Todo encasacado e munido por uma lanterna, um pai acorda a filha pequena no meio da madrugada. Falando baixinho na penumbra da casa de dois andares, ele pergunta a ela sobre o cantil, as meias extras e o kit de sobrevivência.
— E o Raphael? — acrescenta.
Não temos tempo de saber quem é Raphael. Com a esposa na direção, o carro da família parte em alta velocidade. Ao fundo, ouve-se uma sirene, da polícia ou de ambulância. À beira de um rio, o veículo estaciona, e então o sujeito, com o celular na mão, diz:
— Dezessete minutos e 53 segundos até sair da ilha. Dois minutos a menos do que na última vez!
É aí que começamos a entender a proposta de O Declínio (Jusqu'au Déclin), filme canadense que, a exemplo do espanhol O Poço, estreou na Netflix em um momento bem a calhar – ou não, dependendo do seu ponto de vista e do seu estado de espírito.
Aquela fuga noturna tratava-se de uma simulação, um ensaio para o apocalipse. Na próxima vez, se a guriazinha esquecesse da tartaruga, Raphael "já era", ficaria para trás.
A preparação para o pior continua no dia e na cena seguinte. Antoine (interpretado por Guillaume Laurin) e sua filha estão assistindo a um youtuber cinquentão, Alain (Réal Bossé), cujo lema é: "Para viver, é preciso sobreviver". No vídeo, ele diz que as mercearias de Montreal têm estoque para três dias.
— Ou seja, após três dias, se os caminhões não vierem, não haverá nada. Todos com fome, um caos. Haverá briga — prevê Alain. — Por isso, neste curso vamos aprender a conservar comida (no caso, arroz, para durar 20 anos!). Isso fará diferença. Porque a paz que conhecemos está por um fio. O governo pode entrar em colapso. Pode haver um surto de H1N1 intenso ou um desastre natural.
Ou uma avalanche de refugiados climáticos, como previsto para 2050 segundo o noticiário no rádio enquanto Antoine e filha estocam arroz. Ou uma pandemia de coronavírus.

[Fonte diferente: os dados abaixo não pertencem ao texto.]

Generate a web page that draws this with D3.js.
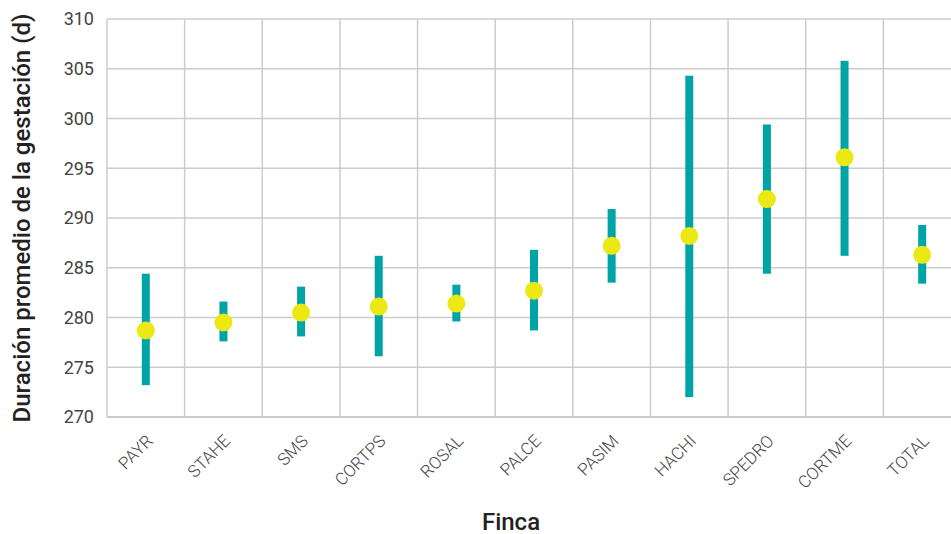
<!DOCTYPE html>
<html>
<head>
<meta charset="utf-8">
<script src="https://cdn.jsdelivr.net/npm/d3@7"></script>
<style>
    body { margin: 0; background: #fff; }
    svg { display: block; font-family: Roboto, "Noto Sans", sans-serif; }
    .tick-label { fill: #444; font-family: Roboto, sans-serif; }
    .axis-label { fill: #222; font-weight: 500; font-size: 24px; }
</style>
</head>
<body>
<svg id="chart"></svg>
<script>
// Data
const fincas = ["PAYR", "STAHE", "SMS", "CORTPS", "ROSAL", "PALCE", "PASIM", "HACHI", "SPEDRO", "CORTME", "TOTAL"];
const means = [278.7, 279.5, 280.5, 281.1, 281.4, 282.7, 287.2, 288.2, 291.9, 296.1, 286.3];
const lows  = [273.2, 277.6, 278.1, 276.1, 279.6, 278.7, 283.5, 272.0, 284.4, 286.2, 283.4];
const highs = [284.4, 281.6, 283.1, 286.2, 283.3, 286.8, 290.9, 304.3, 299.4, 305.8, 289.3];
const yTicks = [270, 275, 280, 285, 290, 295, 300, 305, 310];

const width = 951;
const height = 534;
const margin = { top: 19, right: -10, bottom: 117, left: 107 };
const innerWidth = width - margin.left - margin.right;
const innerHeight = height - margin.top - margin.bottom;

const teal = "#00a3a6";
const yellow = "#ebe814";
const gridColor = "#cccccc";

const data = fincas.map((f, i) => ({ finca: f, mean: means[i], low: lows[i], high: highs[i] }));

const svg = d3.select("#chart")
    .attr("width", width)
    .attr("height", height);

const innerChart = svg.append("g")
    .attr("transform", `translate(${margin.left},${margin.top})`);

const xScale = d3.scaleBand()
    .domain(fincas)
    .range([0, innerWidth])
    .padding(0);

const yScale = d3.scaleLinear()
    .domain([270, 310])
    .range([innerHeight, 0]);

// Horizontal grid
innerChart.append("g")
    .selectAll("line")
    .data(yTicks)
    .join("line")
    .attr("x1", 0)
    .attr("x2", innerWidth)
    .attr("y1", d => yScale(d))
    .attr("y2", d => yScale(d))
    .attr("stroke", gridColor)
    .attr("stroke-width", d => d === 270 ? 2 : 1.5);

// Vertical grid at band edges
innerChart.append("g")
    .selectAll("line")
    .data(fincas)
    .join("line")
    .attr("x1", d => xScale(d))
    .attr("x2", d => xScale(d))
    .attr("y1", 0)
    .attr("y2", innerHeight)
    .attr("stroke", gridColor)
    .attr("stroke-width", 1.5);

// Y axis labels
const leftAxis = d3.axisLeft(yScale)
    .tickValues(yTicks)
    .tickSize(0)
    .tickPadding(13);
const gy = innerChart.append("g").call(leftAxis);
gy.attr("font-family", null).attr("font-size", null);
gy.select(".domain").remove();
gy.selectAll("text")
    .attr("class", "tick-label")
    .style("font-size", "18px");

// X axis labels, rotated
const bottomAxis = d3.axisBottom(xScale)
    .tickSize(0)
    .tickPadding(0);
const gx = innerChart.append("g")
    .attr("transform", `translate(0, ${innerHeight})`)
    .call(bottomAxis);
gx.attr("font-family", null).attr("font-size", null);
gx.select(".domain").remove();
gx.selectAll("text")
    .attr("class", "tick-label")
    .style("font-size", "17px")
    .style("font-weight", 300)
    .attr("text-anchor", "end")
    .attr("dy", 0)
    .attr("transform", "translate(8, 25) rotate(-45)");

// Error bars
innerChart.selectAll(".bar")
    .data(data)
    .join("rect")
    .attr("class", "bar")
    .attr("x", d => xScale(d.finca) + xScale.bandwidth() / 2 - 4)
    .attr("width", 8)
    .attr("y", d => yScale(d.high))
    .attr("height", d => yScale(d.low) - yScale(d.high))
    .attr("fill", teal);

// Means
innerChart.selectAll(".dot")
    .data(data)
    .join("circle")
    .attr("class", "dot")
    .attr("cx", d => xScale(d.finca) + xScale.bandwidth() / 2)
    .attr("cy", d => yScale(d.mean))
    .attr("r", 9)
    .attr("fill", yellow);

// Axis titles
svg.append("text")
    .attr("class", "axis-label")
    .attr("text-anchor", "middle")
    .attr("transform", `translate(30, ${margin.top + innerHeight / 2}) rotate(-90)`)
    .text("Duración promedio de la gestación (d)");

svg.append("text")
    .attr("class", "axis-label")
    .attr("text-anchor", "middle")
    .attr("x", 511)
    .attr("y", 530)
    .text("Finca");
</script>
</body>
</html>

Não estávamos preparados, como vimos. E mesmo os países que puderam se preparar um pouco mais enfrentam desafios, como vemos. Porque há coisas que escapam do controle e porque o ser humano é imprevisível. Cada um reage de um jeito ao medo, à privação, a uma ameaça.
É o que Antoine e o espectador descobrirão no campo de treinamento comandado por Alain, em uma experiência tipo os programas Survivor e No Limite, mas trocando o calor dos trópicos por gélidas paisagens do Canadá. Na chamada Base Autônoma Durável de Sobrevivência, o velho youtuber armou-se para o pior — incluindo, nas suas palavras, "o ataque de 5 mil árabes". Há painéis de energia solar, combustível, lenha seca, gerador, galinheiro, cabras, estufa, macieiras e bordo para fazer xarope. Há também armas e armadilhas.

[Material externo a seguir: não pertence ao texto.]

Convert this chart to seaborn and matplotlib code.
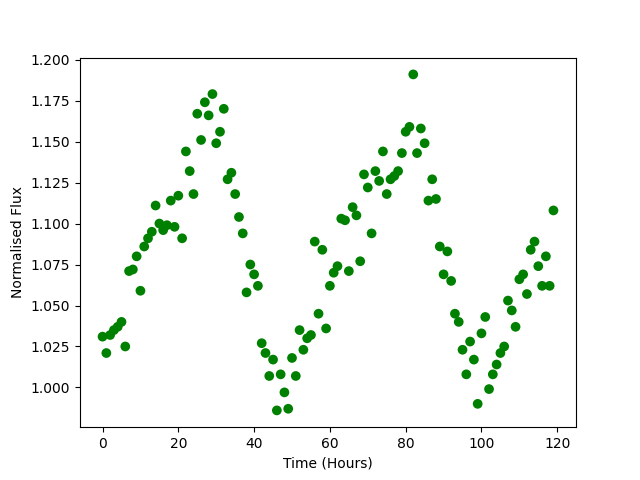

— É questão de tempo para a merda bater no ventilador. Quando isso acontecer, não quero que minha vida mude. Quero me alimentar e quero continuar tocando meu piano — diz.
Repare como Alain dá rosto a um perfil exposto pela covid-19: o do egoísta. Ele parece querer ensinar os outros, mas no fundo preocupa-se apenas com si próprio.
No acampamento, Antoine terá a companhia de mais pessoas, cada uma com sua personalidade, cada personagem espelhando um tanto de nós mesmos em meio ao distanciamento social. Existem os agressivos e os afobados, mas também os empáticos e os solidários. A sociedade vai se gerindo, ainda que precise de um Estado (Alain) que diga o que pode e o que não pode. Quando um acidente acontece — quando uma pandemia explode —, como será nosso comportamento?
Máscaras civilizatórias vão cair, instintos vão dominar as ações. O grupo racha — uns querem o isolamento horizontal, outros, o vertical, poderíamos dizer. No enxuto filme (dura apenas uma hora e 23 minutos), o diretor estreante Patrice Laliberté, coautor do roteiro, transforma a situação em um thriller brutal e sangrento, com pelo menos duas cenas que podem fazer cair o queixo. Ainda que em sua segunda metade O Declínio invista mais na ação do que na reflexão, tudo faz ecoar o que ouvimos na primeira metade. Aliás, um dos discursos de Alain é evocado — "Quando olho para vocês, vejo cidadãos lúcidos, com um ideal comum. E um ideal, para se tornar real, exige um trabalho árduo, de todos nós, todos juntos". A outra frase guia — do filme e para a vida — é de Antoine: "Você sempre tem escolha".